Questo disco è il coronamento di un lavoro profondo e di grande difficoltà, portato a termine con grande misura, attenzione e qualità. E bisogna dire che, viste le premesse, non sarebbe stato così scontato, a patto, appunto di chiamarsi Rachele Colombo, una musicista che non si tira indietro e ha un gran coraggio quando c’è da lanciarsi in nuove avventure sonore. Lo spunto venne nel 2009, quando Guglielmo Pinna le propose di cantare alcuni Canti da Bettello del Settecento veneziano nell’ambito del festival VeneziInCanto, da lui diretto. Devo dire che, trovandomi a dividere il palco con lei insieme con il mio gruppo nella stessa serata, rimasi colpito dalla freschezza musicale che traspariva da quelle melodie antiche, da quel vivace mosaico di voci, profumi, colori autenticamente veneziano che usciva prepotentemente dalle note evocative cantate da Rachele. Un’idea davvero fulminante, che avrebbe però avuto bisogno di una lunga lavoro di messa a punto: la vita di Venezia, questa città così unica e complicata, e la sua stessa anima sono racchiuse in queste quaranta canzoni. Quaranta brani che sono a loro volta il risultato di un paziente lavoro di selezione fatto a quattro mani insieme a Guglielmo Pinna, mai sufficientemente glorificato per il suo paziente e infinito lavoro di ricerca e di divulgazione dei materiali.

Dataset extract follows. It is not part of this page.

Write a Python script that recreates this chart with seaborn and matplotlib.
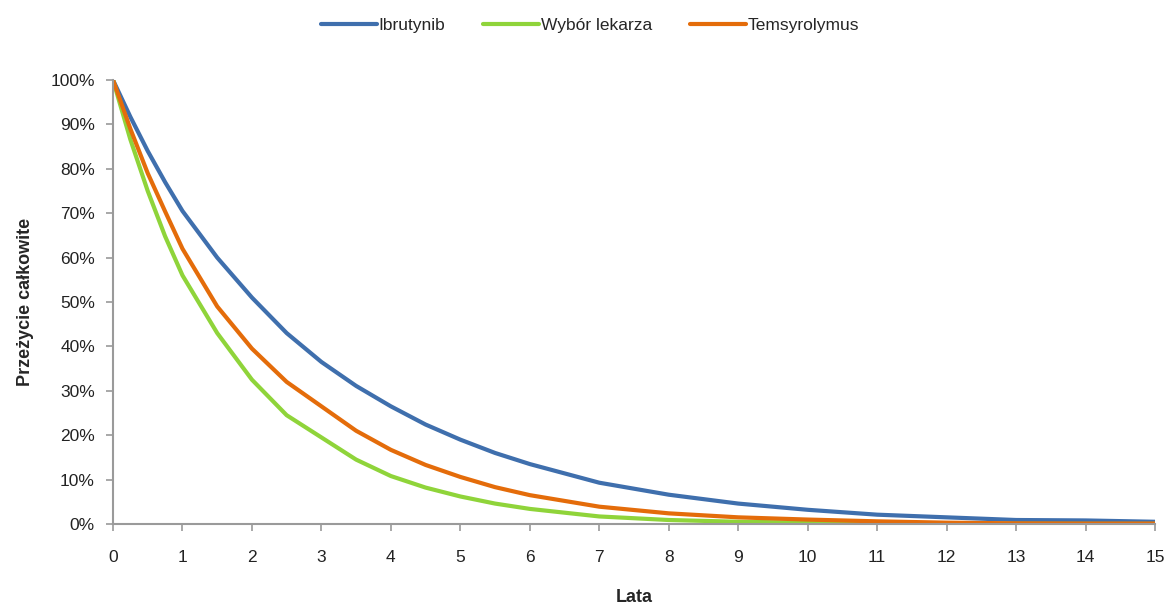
import matplotlib
matplotlib.use("Agg")
import matplotlib.pyplot as plt
import seaborn as sns
import pandas as pd
from matplotlib.ticker import FuncFormatter, MultipleLocator

years = [0, 0.25, 0.5, 0.75, 1, 1.5, 2, 2.5, 3, 3.5, 4, 4.5, 5, 5.5, 6, 7, 8, 9, 10, 11, 12, 13, 14, 15]
ibrutynib = [100, 91.7, 84, 77, 70.5, 60, 51, 43, 36.5, 31.1, 26.5, 22.4, 19, 16.0, 13.5, 9.3, 6.6, 4.6, 3.2, 2.1, 1.5, 0.9, 0.8, 0.5]
wybor = [100, 86.6, 75, 64.8, 56, 43, 32.5, 24.5, 19.5, 14.5, 10.8, 8.2, 6.2, 4.6, 3.4, 1.7, 0.9, 0.5, 0.3, 0.15, 0.08, 0.05, 0.03, 0.02]
tems = [100, 89, 79, 70.4, 62, 49, 39.5, 32, 26.5, 21.0, 16.7, 13.3, 10.6, 8.3, 6.5, 3.9, 2.4, 1.5, 1.0, 0.6, 0.3, 0.15, 0.1, 0.1]
series_names = ["Ibrutynib", "Wybór lekarza", "Temsyrolymus"]
colors = ["#3f6fad", "#8fd43a", "#e46c0a"]

rows = []
for name, vals in zip(series_names, [ibrutynib, wybor, tems]):
    for x, v in zip(years, vals):
        rows.append({"Lata": x, "OS": v / 100.0, "Seria": name})
df = pd.DataFrame(rows)

sns.set_theme(style="white")
plt.rcParams["font.family"] = ["Liberation Sans Narrow", "Liberation Sans", "DejaVu Sans"]

fig = plt.figure(figsize=(11.69, 6.09), dpi=100)
ax = fig.add_axes([113 / 1169, 1 - 524 / 609, (1155 - 113) / 1169, (524 - 80) / 609])

sns.lineplot(data=df, x="Lata", y="OS", hue="Seria", hue_order=series_names,
             palette=colors, linewidth=3.0, ax=ax, legend=True)

ax.set_xlim(0, 15)
ax.set_ylim(0, 1)
ax.xaxis.set_major_locator(MultipleLocator(1))
ax.yaxis.set_major_locator(MultipleLocator(0.1))
ax.yaxis.set_major_formatter(FuncFormatter(lambda v, p: f"{int(round(v * 100))}%"))

for s in ["top", "right"]:
    ax.spines[s].set_visible(False)
for s in ["left", "bottom"]:
    ax.spines[s].set_color("#9a9a9a")
    ax.spines[s].set_linewidth(1.5)
ax.tick_params(axis="both", which="major", direction="out", length=5, width=1.2,
               color="#9a9a9a", labelsize=12.5, labelcolor="#222222", pad=8)
ax.tick_params(axis="x", bottom=True, pad=14)
ax.tick_params(axis="y", left=True)

ax.set_xlabel("Lata", fontsize=13, fontweight="bold", labelpad=17)
ax.set_ylabel("Przeżycie całkowite", fontsize=13, fontweight="bold", labelpad=12)

handles, labels = ax.get_legend_handles_labels()
ax.legend_.remove()
fig.legend(handles, labels, loc="center", bbox_to_anchor=(590 / 1169, 1 - 25 / 609),
           ncol=3, frameon=False, fontsize=12.5, handlelength=3.2, handletextpad=0.1,
           columnspacing=2.2)

fig.savefig("out.png", dpi=100)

La prima difficoltà da affrontare era quella relativa al come interpretare queste canzoni.: le trascrizioni risentono infatti del gusto colto dell’epoca, piene di trilli e di appoggiature che, come viene sottolineato nelle note del libretto, risultano spesso forzate e innaturali. Ecco che quindi la chiave di lettura è necessariamente popolare o in senso popolare. Rachele Colombo ammette che nel suo approccio c’è un modo seriamente incosciente di una musicista che non ha un approccio colto, non ha un’impostazione lirica, ama il canto popolare, si accompagna con una chitarra, mira al suono della parola, alla comprensione ed interpretazione dei testi, in sintesi un modo più diretto e comunicativo da affiancare alle riproposte pseudo-filologiche conosciute. … Giunta alla fine – conclude la Colombo – posso così riassumere gli obiettivi della mia riproposta:
– la divulgazione e riappropriazione dei canti attraverso una fruizione facilitata che ridia popolarità a un genere divenuto colto;
– la possibilità di essere ricantati da cantanti non necessariamente professionisti;
– la possibilità di essere risuonati semplicemente con una chitarra attraverso la trascrizione degli accordi come fosse un canzoniere;
– la valorizzazione dei testi cantati con un’impostazione vocale non lirica che ne facilita la comprensione...
In queste parole è racchiuso il progetto di questo disco che, sia ben chiaro, è una delle operazioni discografiche più intelligenti e coraggiose di questi ultimi anni nel campo del folk italiano.
C’è una filosofia ispiratrice e a questa riconducono tutte le scelte operate, non ultima quella di inserire nel nutrito libretto che accompagna il CD tutti gli spartiti, anche con gli accordi segnati. Ottimo il lavoro dei vari musicisti a partire da Domenico Santaniello al violoncello che suona nella maggior parte dei brani, per andare via via a Elida Bellon al canto, Eleonora Fuser alla voce recitante, Guglielmo Pinna al canto, Catherine Robin al canto, Marco Rosa Salva ai flauti dolci, oltre al Piccolo coro di Marghera diretto da Guglielmo Pinna. E, naturalmente, Rachele Colombo, che come al solito suona un’infinatà di strumenti (e tutti bene…): canto, chitarra classica e battente, mandola tenore, cembalo, tamburello, tamburo, suoni campionati.
Per capire Venezia e conoscere una straordinario repertorio sconosciuto ai più, un irrinunciabile pezzo di storia della penisola italica: un disco che definire imperdibile è davvero poco.